“Any man who judges by the group is a pea-wit.”
(Sergeant ‘Buster’ Kilrain from the film Gettysburg)
I’ve got to hand it to Representative Virgil Goode. Not content with exposing himself as an ignorant bigot by sending a letter to his constituents warning of a Muslim invasion of America and the prospect of many more Congressmen swearing allegiance to the United States on the Koran, he has now reiterated these points on the pages of USA Today:
My letter did not call for a religious test for prospective members of Congress, as some have charged. Americans have the right to elect any person of their choosing to represent them. I indicated to my constituents that I did not subscribe to the Quran in any way, and I intended to use the Bible in connection with my swearing-in. I also stated that the Ten Commandments and “In God We Trust” are on the wall of my office, and I have no intention of displaying the Quran in my office. That is my choice, and I stand by my position and do not apologize for it.
My letter also stated, “If American citizens don’t wake up and adopt the Virgil Goode position on immigration there will likely be many more Muslims elected to office and demanding the use of the Quran.”
Immigration is arguably the most important issue facing the country today. At least 12 million immigrants are here illegally. And diversity visas, a program initiated in 1990 to grant visas to people from countries that had low U.S. immigration at that time, are bringing in 50,000 a year from various parts of the world, including the Middle East.
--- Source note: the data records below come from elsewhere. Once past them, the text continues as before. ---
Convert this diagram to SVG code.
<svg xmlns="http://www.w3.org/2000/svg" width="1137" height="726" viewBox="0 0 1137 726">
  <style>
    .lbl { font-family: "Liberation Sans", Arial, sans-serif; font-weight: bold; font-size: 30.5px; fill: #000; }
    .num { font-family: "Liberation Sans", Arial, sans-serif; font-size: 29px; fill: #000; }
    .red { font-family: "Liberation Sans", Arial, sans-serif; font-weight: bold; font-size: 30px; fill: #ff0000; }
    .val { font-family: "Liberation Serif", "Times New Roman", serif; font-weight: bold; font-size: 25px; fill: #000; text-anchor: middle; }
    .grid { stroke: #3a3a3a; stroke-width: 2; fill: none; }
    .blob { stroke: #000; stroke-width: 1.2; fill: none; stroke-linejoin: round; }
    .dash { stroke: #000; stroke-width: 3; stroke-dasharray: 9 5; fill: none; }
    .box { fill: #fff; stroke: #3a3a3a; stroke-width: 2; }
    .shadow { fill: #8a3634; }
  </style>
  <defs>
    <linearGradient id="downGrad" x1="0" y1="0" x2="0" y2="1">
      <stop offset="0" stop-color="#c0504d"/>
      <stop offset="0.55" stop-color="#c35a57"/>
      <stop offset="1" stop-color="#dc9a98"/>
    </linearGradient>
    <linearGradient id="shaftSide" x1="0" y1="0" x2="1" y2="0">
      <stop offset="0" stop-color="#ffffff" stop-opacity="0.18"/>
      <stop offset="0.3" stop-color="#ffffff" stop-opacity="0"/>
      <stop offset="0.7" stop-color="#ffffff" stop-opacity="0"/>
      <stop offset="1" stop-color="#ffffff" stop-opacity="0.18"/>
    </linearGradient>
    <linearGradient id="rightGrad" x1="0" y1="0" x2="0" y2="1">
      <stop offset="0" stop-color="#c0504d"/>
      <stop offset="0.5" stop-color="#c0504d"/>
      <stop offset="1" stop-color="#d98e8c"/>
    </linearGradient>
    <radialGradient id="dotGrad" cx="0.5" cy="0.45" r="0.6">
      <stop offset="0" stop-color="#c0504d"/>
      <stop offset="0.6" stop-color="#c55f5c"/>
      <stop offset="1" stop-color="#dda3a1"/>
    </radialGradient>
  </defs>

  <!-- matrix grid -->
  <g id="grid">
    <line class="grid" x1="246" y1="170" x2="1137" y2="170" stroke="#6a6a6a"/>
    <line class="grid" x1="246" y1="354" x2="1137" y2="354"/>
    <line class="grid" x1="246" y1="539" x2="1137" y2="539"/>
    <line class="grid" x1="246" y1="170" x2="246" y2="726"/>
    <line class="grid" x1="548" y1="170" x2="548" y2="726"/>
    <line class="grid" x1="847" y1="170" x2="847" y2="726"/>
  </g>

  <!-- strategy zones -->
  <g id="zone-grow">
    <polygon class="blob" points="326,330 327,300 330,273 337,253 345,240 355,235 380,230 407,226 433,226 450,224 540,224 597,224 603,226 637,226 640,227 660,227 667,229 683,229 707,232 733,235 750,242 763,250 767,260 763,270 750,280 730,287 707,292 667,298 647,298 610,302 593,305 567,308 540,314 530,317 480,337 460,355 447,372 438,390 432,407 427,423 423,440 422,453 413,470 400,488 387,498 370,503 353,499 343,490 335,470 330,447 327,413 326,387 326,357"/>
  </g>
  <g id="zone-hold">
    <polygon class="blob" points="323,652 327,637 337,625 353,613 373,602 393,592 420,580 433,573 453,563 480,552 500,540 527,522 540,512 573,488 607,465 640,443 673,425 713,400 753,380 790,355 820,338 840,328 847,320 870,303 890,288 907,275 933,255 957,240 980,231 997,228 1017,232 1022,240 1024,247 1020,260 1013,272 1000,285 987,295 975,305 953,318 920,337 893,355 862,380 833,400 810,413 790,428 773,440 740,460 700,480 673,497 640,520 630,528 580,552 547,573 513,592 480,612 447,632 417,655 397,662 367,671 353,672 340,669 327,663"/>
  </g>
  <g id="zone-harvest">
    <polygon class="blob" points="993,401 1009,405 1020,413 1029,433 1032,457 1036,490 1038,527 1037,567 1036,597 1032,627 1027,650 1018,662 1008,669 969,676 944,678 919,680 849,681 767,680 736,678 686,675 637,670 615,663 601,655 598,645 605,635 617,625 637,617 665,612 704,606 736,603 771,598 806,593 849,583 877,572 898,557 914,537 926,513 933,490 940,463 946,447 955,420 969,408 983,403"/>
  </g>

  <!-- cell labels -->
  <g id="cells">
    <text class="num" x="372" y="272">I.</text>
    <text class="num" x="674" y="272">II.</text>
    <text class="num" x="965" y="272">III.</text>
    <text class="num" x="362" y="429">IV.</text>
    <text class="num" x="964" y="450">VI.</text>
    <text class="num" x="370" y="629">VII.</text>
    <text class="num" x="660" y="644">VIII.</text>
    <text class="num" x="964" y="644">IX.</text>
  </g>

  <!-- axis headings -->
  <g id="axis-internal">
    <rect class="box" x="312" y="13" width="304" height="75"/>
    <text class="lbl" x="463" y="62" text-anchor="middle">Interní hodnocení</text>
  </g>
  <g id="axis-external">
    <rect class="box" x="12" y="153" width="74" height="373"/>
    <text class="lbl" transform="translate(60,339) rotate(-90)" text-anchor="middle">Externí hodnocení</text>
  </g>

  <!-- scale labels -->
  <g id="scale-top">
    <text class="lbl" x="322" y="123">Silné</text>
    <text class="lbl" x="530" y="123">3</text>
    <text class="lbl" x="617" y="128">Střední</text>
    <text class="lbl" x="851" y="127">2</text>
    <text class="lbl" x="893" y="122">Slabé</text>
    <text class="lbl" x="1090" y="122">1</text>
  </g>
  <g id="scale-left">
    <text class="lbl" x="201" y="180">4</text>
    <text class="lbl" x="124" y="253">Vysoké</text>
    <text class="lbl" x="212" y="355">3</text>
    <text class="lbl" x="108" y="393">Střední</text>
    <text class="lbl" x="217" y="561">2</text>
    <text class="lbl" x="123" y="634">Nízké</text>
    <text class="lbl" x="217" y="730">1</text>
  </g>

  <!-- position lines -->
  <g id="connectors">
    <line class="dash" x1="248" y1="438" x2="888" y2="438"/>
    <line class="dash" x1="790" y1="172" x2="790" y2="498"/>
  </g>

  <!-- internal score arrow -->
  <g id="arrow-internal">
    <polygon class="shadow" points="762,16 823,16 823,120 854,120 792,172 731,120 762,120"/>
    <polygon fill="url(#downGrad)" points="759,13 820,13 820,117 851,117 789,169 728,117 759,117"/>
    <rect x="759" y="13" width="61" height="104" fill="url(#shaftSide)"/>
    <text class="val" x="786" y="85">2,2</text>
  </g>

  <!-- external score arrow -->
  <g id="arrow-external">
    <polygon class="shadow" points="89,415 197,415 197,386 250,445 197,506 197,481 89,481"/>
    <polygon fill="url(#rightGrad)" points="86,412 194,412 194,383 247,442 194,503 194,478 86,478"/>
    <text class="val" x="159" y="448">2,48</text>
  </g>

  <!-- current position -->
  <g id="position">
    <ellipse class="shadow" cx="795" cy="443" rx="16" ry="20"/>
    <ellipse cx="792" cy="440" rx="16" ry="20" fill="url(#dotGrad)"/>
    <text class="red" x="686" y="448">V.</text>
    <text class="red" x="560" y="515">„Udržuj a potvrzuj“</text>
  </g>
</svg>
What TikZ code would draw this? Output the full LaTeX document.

Let us remember that we were not attacked by a nation on 9/11; we were attacked by extremists who acted in the name of the Islamic religion. I believe that if we do not stop illegal immigration totally, reduce legal immigration and end diversity visas, we are leaving ourselves vulnerable to infiltration by those who want to mold the United States into the image of their religion, rather than working within the Judeo-Christian principles that have made us a beacon for freedom-loving persons around the world.
Goode may not have called for a “religious test” specifically, but what the hell are we supposed to make of his warning about there “will likely be many more Muslims elected to office and demanding the use of the Quran…?” Ooooh…those “demanding” Muslims, how dare they! I didn’t hear Ellison “demanding” anything. I heard him state the fact that he would use the Koran when being sworn in. Why does Goode mischaracterize Ellison’s action in this way?
I will point out that making Ellison into a martyr was something I thought impossible. The radical liberal can be taken to task for his position on any number of issues. But his religion shouldn’t enter into the debate.
And what’s with Mr. Goode solemnly stating that he will not display a Koran in his office? And that he doesn’t “subscribe” to it in any way? That’s just bizarre. And that he assures everyone he has the Ten Commandments on the wall of his office and refuses to apologize for it? Holy Mother! If this guy set up any more strawmen to knock down, he’d be populating the universe with scarecrows.
The tone of this article is, if anything, more blatantly bigoted than Goode’s letter to his constituents. I can’t understand why his colleagues don’t take the lost soul aside and advise him to keep his mouth shut, that he’s sounding like a paranoid fool when he uses phrases like “vulnerable to infiltration…” – as if legal immigrants are sneaking around behind the government’s back.
My last post on the good Mr. Goode’s prejudice was met with outraged cries of “You don’t understand!” and “He’s absolutely right!” I suspect I’ll get the same for the following.
Anyone who believes that Muslim immigration is bad in and of itself doesn’t know American history and also doesn’t know much of American Muslims. The overwhelming majority of second and third generation Muslims are loyal, patriotic Americans who speak excellent English, believe firmly in American values, are very well assimilated into American life, and generally are indistinguishable from Americans of any other ethnic group who have recently arrived. They are teachers, doctors, lawyers, businessmen, factory workers – in short, good, hardworking Americans who want the exact same things you and I want.
While it is true that a small subset of American Muslims are very insular and remain wedded to the old ways, their numbers and influence on the Muslim population is negligible. It is also true that there are enclaves of Arabs in some big cities where immigrants are not assimilating and where radical Islam is a lure that entices some younger men. But if we are to deny immigration to people based on the violent proclivities of the few, best we keep out all sorts of “undesirables” such as the Irish, the Basques, and black South Africans.
Goode is dead wrong – and an embarrassment to the Republican party to boot. It is one thing to advocate enforcement of the law when it comes to illegal immigrants and to support stopping illegal immigration – something I wholeheartedly agree with. There is absolutely nothing wrong with insisting that legal immigrants be law abiding citizens in their own country and not have joined a terrorist group or terrorist sympathizing entity. And even though I strongly disagree, there is nothing bigoted or racist about supporting reduced immigration quotas.
But to work toward denying the blessings of America to Muslims simply because there are extremists who would do us harm is nutty. Yes we should tighten up our screening procedures for all immigrants. But to judge an entire group by the actions of a few makes Goode a pea wit.